◆ What you need to do
Nothing after the line with "296, 262, 290, 272, 264]" belongs in the copy; extract the lines below from the top through that line, pictures left out.

◆ Provided data
══════
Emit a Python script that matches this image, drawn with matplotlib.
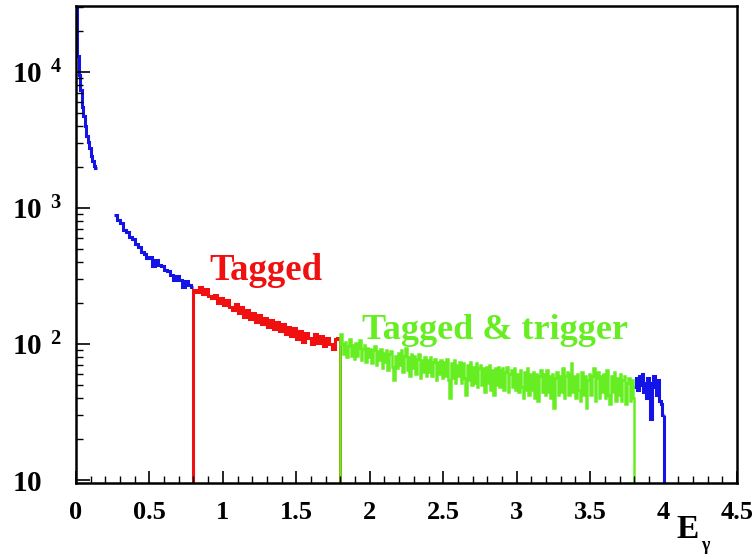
import matplotlib
matplotlib.use("Agg")
import matplotlib.pyplot as plt
import numpy as np
from matplotlib.ticker import FixedLocator, MultipleLocator, NullFormatter

# ---- photon energy spectrum, counts per bin ----
# steep low-energy part (0.00 - 0.14, bins of 0.01)
low_start = 0.0
low_width = 0.01
low_counts = [35000, 13000, 9500, 7300, 5500, 4700, 4000, 3400, 3050,
              2750, 2400, 2200, 2050, 1950]

# untagged part, 0.26 - 0.80, bins of 0.02
untagged_start = 0.26
untagged_width = 0.02
untagged_counts = [880, 810, 770, 690, 668, 610, 590, 540, 520, 475, 462,
                   430, 436, 372, 412, 378, 376, 348, 346, 322, 296, 316,
                   296, 262, 290, 272, 264]

# tagged range, 0.80 - 1.80, bins of 0.02
tagged_start = 0.80
tagged_width = 0.02
tagged_counts = [250, 240, 262, 232, 252, 226, 218, 230, 200, 218,
                 194, 212, 186, 178, 198, 170, 186, 158, 178, 152,
                 170, 146, 162, 140, 156, 134, 150, 128, 146, 124,
                 140, 118, 134, 114, 130, 108, 124, 104, 120, 110,
                 100, 118, 102, 114, 96, 110, 100, 92, 108, 110]

# tagged & trigger range, 1.80 - 3.80, bins of 0.01
trigger_start = 1.80
trigger_width = 0.01
trigger_counts = [118, 100, 84, 104, 80, 96, 108, 82, 98, 78,
                  102, 82, 94, 106, 76, 92, 98, 74, 94, 80,
                  92, 72, 90, 96, 70, 88, 76, 92, 66, 86,
                  74, 90, 64, 84, 88, 68, 54, 82, 66, 86,
                  70, 90, 62, 82, 94, 64, 80, 58, 84, 66,
                  82, 60, 78, 84, 56, 76, 62, 80, 58, 76,
                  62, 80, 58, 74, 78, 54, 74, 60, 76, 56,
                  74, 58, 78, 54, 40, 72, 56, 76, 52, 70,
                  58, 74, 52, 72, 56, 42, 70, 54, 74, 50,
                  68, 52, 72, 48, 66, 70, 50, 66, 44, 68,
                  52, 70, 46, 64, 42, 66, 50, 68, 48, 64,
                  66, 46, 62, 68, 44, 60, 64, 48, 66, 46,
                  60, 44, 64, 48, 40, 62, 46, 66, 42, 60,
                  46, 62, 40, 60, 38, 58, 64, 44, 60, 42,
                  64, 44, 58, 40, 60, 34, 56, 62, 42, 58,
                  44, 66, 40, 58, 62, 42, 60, 72, 44, 58,
                  40, 60, 46, 38, 62, 42, 58, 34, 54, 60,
                  42, 58, 66, 38, 56, 62, 40, 58, 44, 60,
                  40, 64, 42, 36, 58, 44, 62, 38, 56, 42,
                  60, 38, 54, 58, 36, 52, 56, 38, 54, 40]

# endpoint region, 3.80 - 4.00, bins of 0.01
endpoint_start = 3.80
endpoint_width = 0.01
endpoint_counts = [48, 56, 46, 58, 50, 60, 44, 52, 40, 56,
                   52, 28, 48, 58, 50, 42, 54, 38, 36, 30]

x_ticks = [0, 0.5, 1, 1.5, 2, 2.5, 3, 3.5, 4, 4.5]
x_tick_labels = ["0", "0.5", "1", "1.5", "2", "2.5", "3", "3.5", "4", "4.5"]
y_ticks = [10, 100, 1000, 10000]
y_tick_labels = [r"$10$", r"$10^{\;\;2}$", r"$10^{\;\;3}$", r"$10^{\;\;4}$"]

YMIN, YMAX = 9.5, 30500

BLUE = "#1414e6"
RED = "#f01010"
GREEN = "#66ee22"
SERIF = "Liberation Serif"
LW = 2.2

plt.rcParams["mathtext.fontset"] = "custom"
plt.rcParams["mathtext.rm"] = "Liberation Serif:bold"
plt.rcParams["mathtext.bf"] = "Liberation Serif:bold"
plt.rcParams["mathtext.it"] = "Liberation Serif:bold:italic"

fig = plt.figure(figsize=(7.56, 5.57), dpi=100)
ax = fig.add_axes([0.1005, 0.1329, 0.8744, 0.8563])


def edges_for(start, width, counts):
    return start + width * np.arange(len(counts) + 1)


low_edges = edges_for(low_start, low_width, low_counts)
untagged_edges = edges_for(untagged_start, untagged_width, untagged_counts)
tagged_edges = edges_for(tagged_start, tagged_width, tagged_counts)
trigger_edges = edges_for(trigger_start, trigger_width, trigger_counts)
endpoint_edges = edges_for(endpoint_start, endpoint_width, endpoint_counts)

# spectrum outside the selected ranges in blue
ax.stairs(low_counts, low_edges, baseline=None, color=BLUE, lw=LW)
ax.stairs(untagged_counts, untagged_edges, baseline=None, color=BLUE, lw=LW)
ax.stairs(endpoint_counts, endpoint_edges, baseline=None, color=BLUE, lw=LW)
ax.vlines(endpoint_edges[-1], YMIN, endpoint_counts[-1], color=BLUE, lw=LW)

# tagged and tagged & trigger ranges
ax.stairs(tagged_counts, tagged_edges, baseline=YMIN, color=RED, lw=LW)
ax.stairs(trigger_counts, trigger_edges, baseline=YMIN, color=GREEN, lw=1.8)

ax.set_yscale("log")
ax.set_xlim(0, 4.5)
ax.set_ylim(YMIN, YMAX)

# axes styling
for side in ax.spines.values():
    side.set_linewidth(1.8)
    side.set_color("black")

ax.xaxis.set_major_locator(FixedLocator(x_ticks))
ax.xaxis.set_minor_locator(MultipleLocator(0.1))
ax.set_xticklabels(x_tick_labels, fontfamily=SERIF, fontweight="bold", fontsize=19)
ax.tick_params(axis="x", which="major", direction="in", length=9, width=1.2, pad=13)
ax.tick_params(axis="x", which="minor", direction="in", length=5, width=1.0)

minor_y = [m * 10 ** e for e in range(1, 5) for m in range(2, 10)]
ax.yaxis.set_major_locator(FixedLocator(y_ticks))
ax.yaxis.set_minor_locator(FixedLocator(minor_y))
ax.yaxis.set_minor_formatter(NullFormatter())
ax.set_yticklabels(y_tick_labels, fontsize=21)
ax.tick_params(axis="y", which="major", direction="in", length=10, width=1.2, pad=46)
ax.tick_params(axis="y", which="minor", direction="in", length=5, width=1.0)
for lab in ax.get_yticklabels():
    lab.set_horizontalalignment("left")

ax.tick_params(top=False, right=False, which="both")

# range annotations
ax.text(0.91, 345, "Tagged", color=RED, fontfamily=SERIF, fontweight="bold",
        fontsize=26.5, ha="left", va="center")
ax.text(1.945, 125, "Tagged & trigger", color=GREEN, fontfamily=SERIF,
        fontweight="bold", fontsize=26, ha="left", va="center")

# axis title
fig.text(688 / 756, 1 - 530 / 557, "E", fontfamily=SERIF, fontweight="bold",
         fontsize=24, ha="center", va="center")
fig.text(705 / 756, 1 - 545 / 557, "γ", fontfamily=SERIF, fontweight="bold",
         fontsize=13, ha="center", va="center")

fig.savefig("out.png", dpi=100, facecolor="white")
══════
◆ Response below
Emit a Python script that matches this image, drawn with matplotlib.
import matplotlib
matplotlib.use("Agg")
import matplotlib.pyplot as plt
import numpy as np
from matplotlib.ticker import FixedLocator, MultipleLocator, NullFormatter

# ---- photon energy spectrum, counts per bin ----
# steep low-energy part (0.00 - 0.14, bins of 0.01)
low_start = 0.0
low_width = 0.01
low_counts = [35000, 13000, 9500, 7300, 5500, 4700, 4000, 3400, 3050,
              2750, 2400, 2200, 2050, 1950]

# untagged part, 0.26 - 0.80, bins of 0.02
untagged_start = 0.26
untagged_width = 0.02
untagged_counts = [880, 810, 770, 690, 668, 610, 590, 540, 520, 475, 462,
                   430, 436, 372, 412, 378, 376, 348, 346, 322, 296, 316,
                   296, 262, 290, 272, 264]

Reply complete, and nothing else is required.